Here's why morning rush hour has returned when many are still working from home

By Ethan Shone
Wednesday, 23rd September 2020, 9:39 am
Updated Wednesday, 23rd September 2020, 9:40 am
Here's why morning rush hour has returned when many are still working from home (Photo: Shutterstock)
Here's why morning rush hour has returned when many are still working from home (Photo: Shutterstock)

The morning rush hour has returned, with traffic levels back at the same levels as in January, according to analysis by RAC insurance.

For many people, not having to navigate bustling motorways and contend with busy roads every morning throughout the pandemic has been one of very few silver linings, but analysis from the RAC shows that this is one area of life that might be returning to normal sooner than we’d like.

How do we know?

Data collected from drivers with black box devices fitted shows that the beginning of the school year in England has caused a significant rise in cars on the road, with the busiest hour - 8am to 9am - coinciding with school drop off time.

The number of cars on the road in the second week of September, when most schools had reopened, was up 41 per cent compared with the last week of August.
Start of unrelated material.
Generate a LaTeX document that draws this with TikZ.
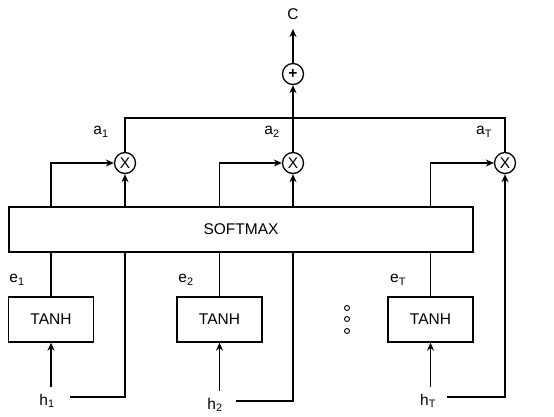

The average amount of weekday traffic between 8am and 9am in that week was the same as on an average weekday in January.

Why has rush hour come back?

The data suggests that the school run has a greater impact on road traffic levels than commuting, seeing as traffic has returned to pre-pandemic levels while many people are still working from home.

It could also be the case that schools’ decision to operate staggered drop off times is driving up the amount of traffic on the roads, and extending the ‘rush hour’.
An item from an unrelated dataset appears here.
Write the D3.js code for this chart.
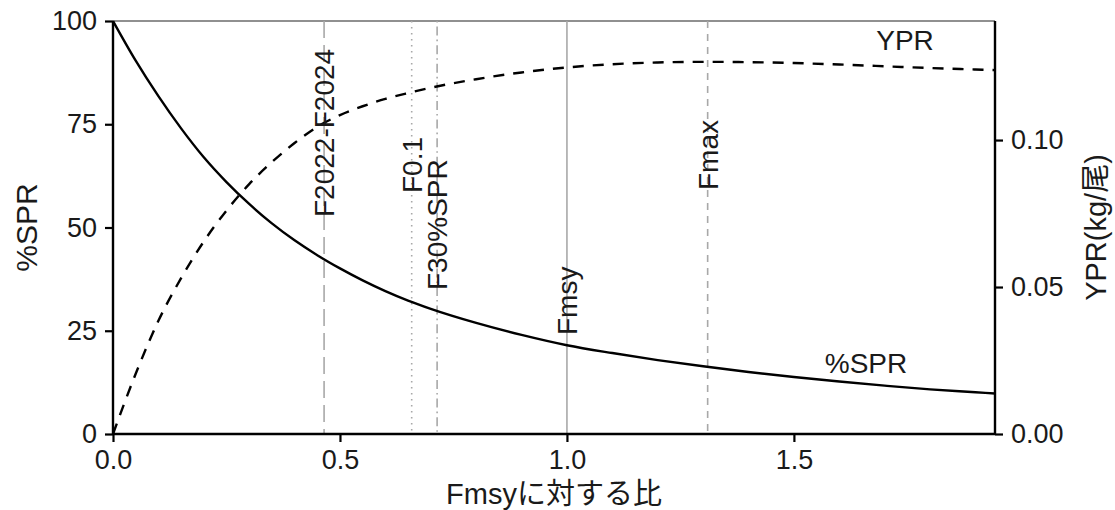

RAC Insurance spokesperson Rod Dennis said, “While schools reopening was always going to lead to a rise in vehicle traffic, the fact that between a fifth and a third of the UK workforce is still working remotely shows just what role the school drop-off plays in creating the phenomenon we know as the morning ‘rush hour’.

“What’s abundantly apparent is how dependent parents are on the car for getting children to their places of study or play during the week – and with fewer people prepared to take public transport at the moment, the reliance on the car as the transport mode of choice has increased.

“Workers that used to drop children off and then carry on to offices or other workplaces are clearly still using their cars for these trips, but just returning home again instead. It may also be the case that many are opting for the car so they can be back at their desks to start work as promptly as possible.

“The million-dollar question, of course, is what happens next and whether morning road traffic continues to rise in the autumn, or whether it stays at the sort of level we’re seeing now. The rising number of coronavirus cases, together with the introduction of local lockdowns and the threat of new nationwide restrictions, may also have an impact on people’s willingness to return to public transport.”